• What to work on:
Using the entries below, restate word for word only the lines from the one with "Output the Python" to the final line, leaving the pictures out.
<<<<
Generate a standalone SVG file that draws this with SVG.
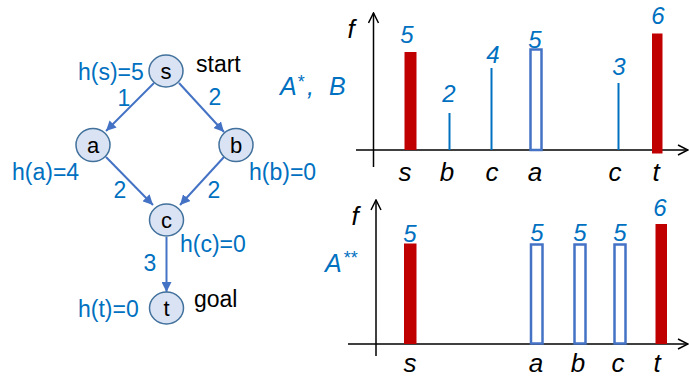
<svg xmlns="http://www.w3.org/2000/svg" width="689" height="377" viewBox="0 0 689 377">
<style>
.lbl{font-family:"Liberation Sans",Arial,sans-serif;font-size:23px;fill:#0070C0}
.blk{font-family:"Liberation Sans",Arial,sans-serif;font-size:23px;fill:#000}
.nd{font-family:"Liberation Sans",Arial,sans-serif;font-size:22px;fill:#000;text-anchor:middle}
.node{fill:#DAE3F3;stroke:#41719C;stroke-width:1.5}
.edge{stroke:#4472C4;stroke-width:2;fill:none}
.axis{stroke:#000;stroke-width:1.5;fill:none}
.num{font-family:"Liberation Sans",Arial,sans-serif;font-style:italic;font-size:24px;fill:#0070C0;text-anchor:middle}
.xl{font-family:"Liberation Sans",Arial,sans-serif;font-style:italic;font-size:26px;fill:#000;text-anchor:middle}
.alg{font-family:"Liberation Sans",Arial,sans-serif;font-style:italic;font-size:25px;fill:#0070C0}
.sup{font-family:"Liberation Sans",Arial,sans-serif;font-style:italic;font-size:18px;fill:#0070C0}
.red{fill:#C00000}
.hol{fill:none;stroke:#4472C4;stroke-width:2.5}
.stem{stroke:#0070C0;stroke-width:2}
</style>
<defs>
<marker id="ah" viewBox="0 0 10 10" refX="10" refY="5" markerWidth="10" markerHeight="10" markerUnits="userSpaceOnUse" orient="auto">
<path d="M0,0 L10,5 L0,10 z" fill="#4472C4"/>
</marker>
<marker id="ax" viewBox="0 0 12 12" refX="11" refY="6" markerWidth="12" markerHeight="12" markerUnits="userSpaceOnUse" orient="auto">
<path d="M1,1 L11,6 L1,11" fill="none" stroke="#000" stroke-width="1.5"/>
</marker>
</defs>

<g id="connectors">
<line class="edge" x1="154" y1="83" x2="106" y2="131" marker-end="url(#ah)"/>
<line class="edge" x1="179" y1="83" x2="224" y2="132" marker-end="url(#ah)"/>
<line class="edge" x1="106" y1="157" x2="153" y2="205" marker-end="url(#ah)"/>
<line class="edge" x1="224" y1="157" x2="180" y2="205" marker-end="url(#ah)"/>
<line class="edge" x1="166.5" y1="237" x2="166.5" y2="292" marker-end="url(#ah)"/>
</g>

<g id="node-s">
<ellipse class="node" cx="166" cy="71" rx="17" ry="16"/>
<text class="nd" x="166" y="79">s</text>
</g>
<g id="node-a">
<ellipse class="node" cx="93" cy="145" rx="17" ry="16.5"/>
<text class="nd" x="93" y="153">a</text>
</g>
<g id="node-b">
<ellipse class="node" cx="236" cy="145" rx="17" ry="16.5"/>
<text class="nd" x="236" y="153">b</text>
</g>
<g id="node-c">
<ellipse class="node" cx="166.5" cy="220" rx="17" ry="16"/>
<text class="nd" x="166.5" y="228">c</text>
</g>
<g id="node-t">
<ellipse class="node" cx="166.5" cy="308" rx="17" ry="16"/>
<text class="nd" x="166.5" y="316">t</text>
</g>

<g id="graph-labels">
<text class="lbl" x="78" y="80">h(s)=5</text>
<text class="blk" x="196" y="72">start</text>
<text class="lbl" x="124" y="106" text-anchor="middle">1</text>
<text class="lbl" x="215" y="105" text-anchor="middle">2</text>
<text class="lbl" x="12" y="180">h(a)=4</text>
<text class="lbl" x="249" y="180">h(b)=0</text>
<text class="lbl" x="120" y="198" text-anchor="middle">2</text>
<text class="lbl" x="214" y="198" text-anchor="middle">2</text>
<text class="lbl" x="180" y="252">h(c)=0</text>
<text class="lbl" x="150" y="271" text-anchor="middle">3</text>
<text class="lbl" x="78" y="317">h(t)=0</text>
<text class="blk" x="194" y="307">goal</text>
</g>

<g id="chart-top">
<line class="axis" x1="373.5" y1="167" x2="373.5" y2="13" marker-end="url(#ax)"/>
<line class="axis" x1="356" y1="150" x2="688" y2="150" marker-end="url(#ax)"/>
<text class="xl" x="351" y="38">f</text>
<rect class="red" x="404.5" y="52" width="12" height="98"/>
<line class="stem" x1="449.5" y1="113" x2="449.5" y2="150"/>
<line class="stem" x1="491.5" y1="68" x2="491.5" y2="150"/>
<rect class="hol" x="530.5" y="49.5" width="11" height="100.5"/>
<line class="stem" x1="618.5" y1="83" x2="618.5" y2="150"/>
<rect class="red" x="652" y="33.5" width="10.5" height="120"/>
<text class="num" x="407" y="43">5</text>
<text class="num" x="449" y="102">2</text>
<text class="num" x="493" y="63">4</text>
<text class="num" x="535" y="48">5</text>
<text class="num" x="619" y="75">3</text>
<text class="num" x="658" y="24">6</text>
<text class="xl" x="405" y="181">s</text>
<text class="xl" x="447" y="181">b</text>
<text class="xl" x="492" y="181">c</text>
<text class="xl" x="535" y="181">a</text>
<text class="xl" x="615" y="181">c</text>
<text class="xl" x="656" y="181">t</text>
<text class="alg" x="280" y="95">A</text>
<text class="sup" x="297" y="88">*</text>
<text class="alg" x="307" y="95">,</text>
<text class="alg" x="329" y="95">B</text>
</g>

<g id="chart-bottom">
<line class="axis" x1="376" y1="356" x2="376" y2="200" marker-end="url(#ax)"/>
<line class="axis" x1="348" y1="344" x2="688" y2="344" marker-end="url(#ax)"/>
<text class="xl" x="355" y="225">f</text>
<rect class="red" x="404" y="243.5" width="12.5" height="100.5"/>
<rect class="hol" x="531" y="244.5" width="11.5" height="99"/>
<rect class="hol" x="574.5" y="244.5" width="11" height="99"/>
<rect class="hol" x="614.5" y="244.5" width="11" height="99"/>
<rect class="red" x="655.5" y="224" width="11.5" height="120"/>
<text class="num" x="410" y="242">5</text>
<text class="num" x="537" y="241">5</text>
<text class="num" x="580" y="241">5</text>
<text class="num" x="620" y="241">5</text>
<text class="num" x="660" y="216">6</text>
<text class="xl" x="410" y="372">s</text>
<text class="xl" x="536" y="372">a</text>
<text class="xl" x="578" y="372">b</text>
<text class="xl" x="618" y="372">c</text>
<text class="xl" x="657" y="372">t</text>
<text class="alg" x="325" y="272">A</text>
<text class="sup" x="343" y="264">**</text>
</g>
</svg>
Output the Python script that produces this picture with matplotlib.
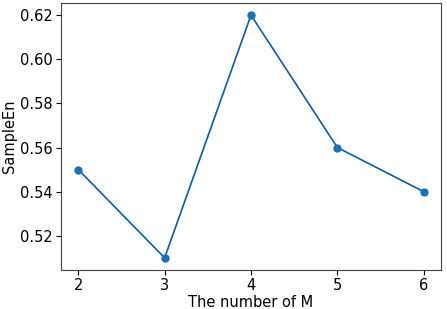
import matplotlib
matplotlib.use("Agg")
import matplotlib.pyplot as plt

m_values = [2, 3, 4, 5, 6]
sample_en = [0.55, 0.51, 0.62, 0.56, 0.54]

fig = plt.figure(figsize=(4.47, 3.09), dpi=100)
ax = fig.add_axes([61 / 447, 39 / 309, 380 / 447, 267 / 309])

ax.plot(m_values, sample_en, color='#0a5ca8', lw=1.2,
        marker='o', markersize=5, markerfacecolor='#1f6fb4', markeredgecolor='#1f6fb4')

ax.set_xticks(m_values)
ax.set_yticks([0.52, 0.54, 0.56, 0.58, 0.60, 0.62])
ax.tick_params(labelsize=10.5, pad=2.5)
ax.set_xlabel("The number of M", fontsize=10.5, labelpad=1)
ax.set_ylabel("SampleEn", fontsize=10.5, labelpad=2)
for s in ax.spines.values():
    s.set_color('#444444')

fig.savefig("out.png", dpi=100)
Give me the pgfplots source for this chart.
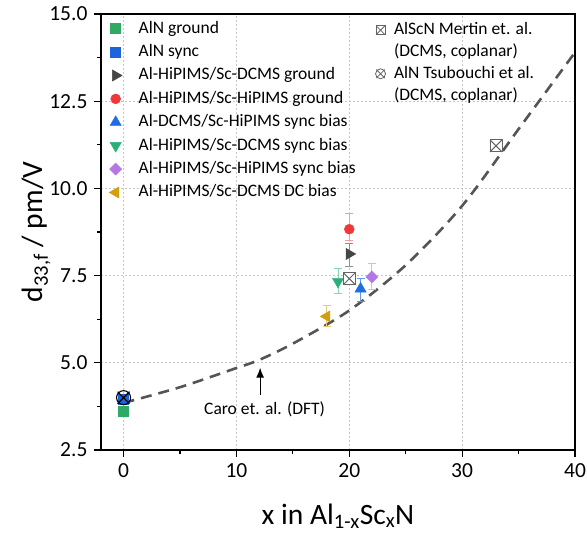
>>>>
• Solution to the problem:
Output the Python script that produces this picture with matplotlib.
import matplotlib
matplotlib.use("Agg")
import matplotlib.pyplot as plt

m_values = [2, 3, 4, 5, 6]
sample_en = [0.55, 0.51, 0.62, 0.56, 0.54]

fig = plt.figure(figsize=(4.47, 3.09), dpi=100)
ax = fig.add_axes([61 / 447, 39 / 309, 380 / 447, 267 / 309])

ax.plot(m_values, sample_en, color='#0a5ca8', lw=1.2,
        marker='o', markersize=5, markerfacecolor='#1f6fb4', markeredgecolor='#1f6fb4')

ax.set_xticks(m_values)
ax.set_yticks([0.52, 0.54, 0.56, 0.58, 0.60, 0.62])
ax.tick_params(labelsize=10.5, pad=2.5)
ax.set_xlabel("The number of M", fontsize=10.5, labelpad=1)
ax.set_ylabel("SampleEn", fontsize=10.5, labelpad=2)
for s in ax.spines.values():
    s.set_color('#444444')

fig.savefig("out.png", dpi=100)
Give me the pgfplots source for this chart.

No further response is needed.